De las siguientes inmersiones, la mejor sin duda fue la que hicimos en el paso sur de la isla, considerada una de las mejores del mundo, y no es para menos. Después de una hora de viaje en barco, llegamos a una zona de aguas increíblemente transparentes, donde se veía el fondo del mar
desde el mismo barco, y a los cinco minutos de comenzar, cientos de tiburones aparecieron frente a nosotros, flotando en una fuerte corriente que nos obligaba a agarrarnos a las rocas para no ser arrastrados. Como en un desfile, pasaban en grandes grupos mientras nosotros nos mirábamos atontados y con el corazón a cien por hora. Después de un buen rato, llegó la hora de soltarse, y volar sobre el coral gracias a la fuerte corriente, para terminar en una pequeña playa donde tiburones y peces napoleón grandes como vacas compartían el agua con los niños del poblado. Una experiencia realmente única, de la que tenemos pruebas gráficas gracias a un grupo de belgas con los que compartimos varias inmersiones.

Nos recorrimos parte de la isla en bici, pero el calor era sofocante, así que cada 2 o 3 km parábamos a darnos un baño en alguna de las calas que dan a la laguna. Así fue como descubrimos una playa muy exótica, muy larga y con arena aún más fina y agua más cristalina, y lo mejor de todo, totalmente solitaria, vamos, más o menos como las de benidorm...

Y ese fue nuestro día a día en Fakarava, entre inmersión e inmersión una siesta en nuestra playa privada, luego una rica cena, un paseo en bici y un sueño entre olas, a orillas del mar...

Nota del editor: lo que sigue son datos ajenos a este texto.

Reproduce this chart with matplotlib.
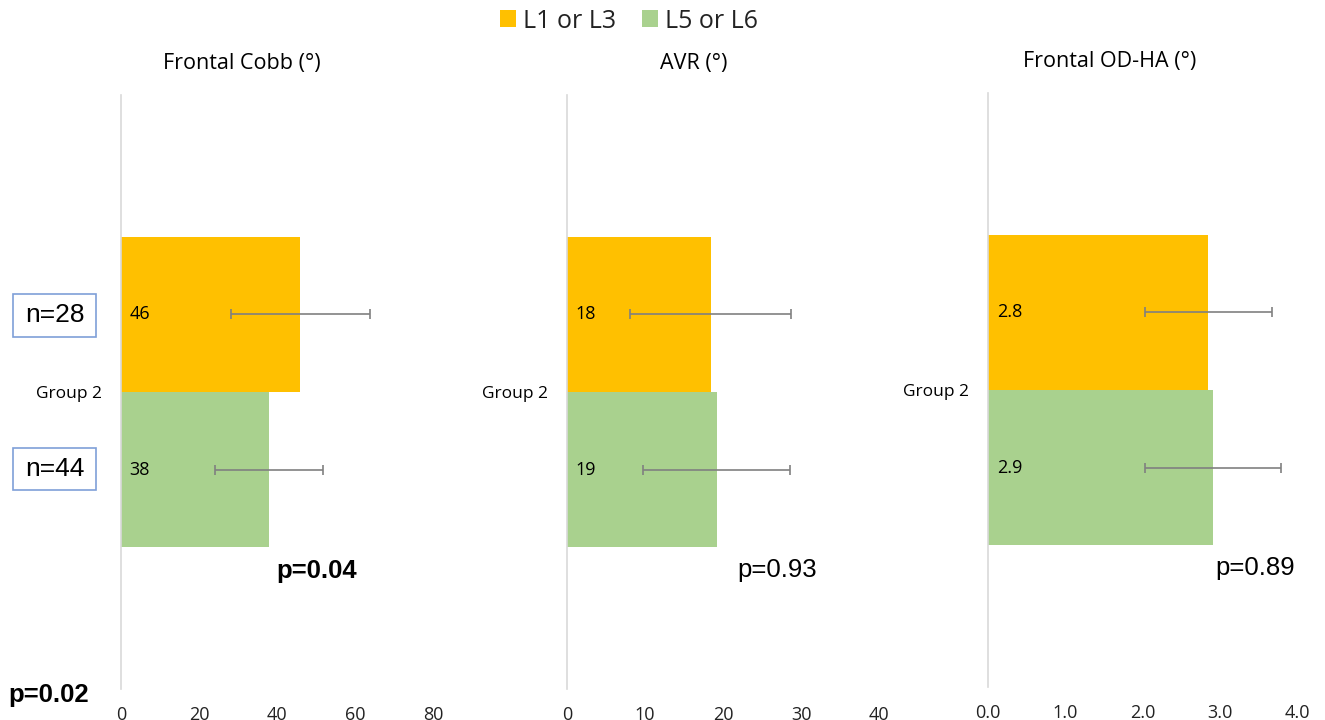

Y nos lo queríamos perder....

Comentarios

pepe ha dicho que…
perros!

q envidia, ahora si q si!

besitos
Eli ha dicho que…
Bueeeeeeno. Ahora sí que no tengo palabras.... Tengo el corazón encogido, y no es por nervios, ni porque os eche de menos (que es verdad)... No sabría explicarlo, pero creo que se trata de una respuesta fisiológica de envidia, pero mucha envidia... y si me apuras hasta de rabia.... Grrrrrrrrrrrr
IMPRESIONANTE!!!!
Una cosa... el color turquesa que sale en las fotos lo habéis cambiado con el photoshop, no?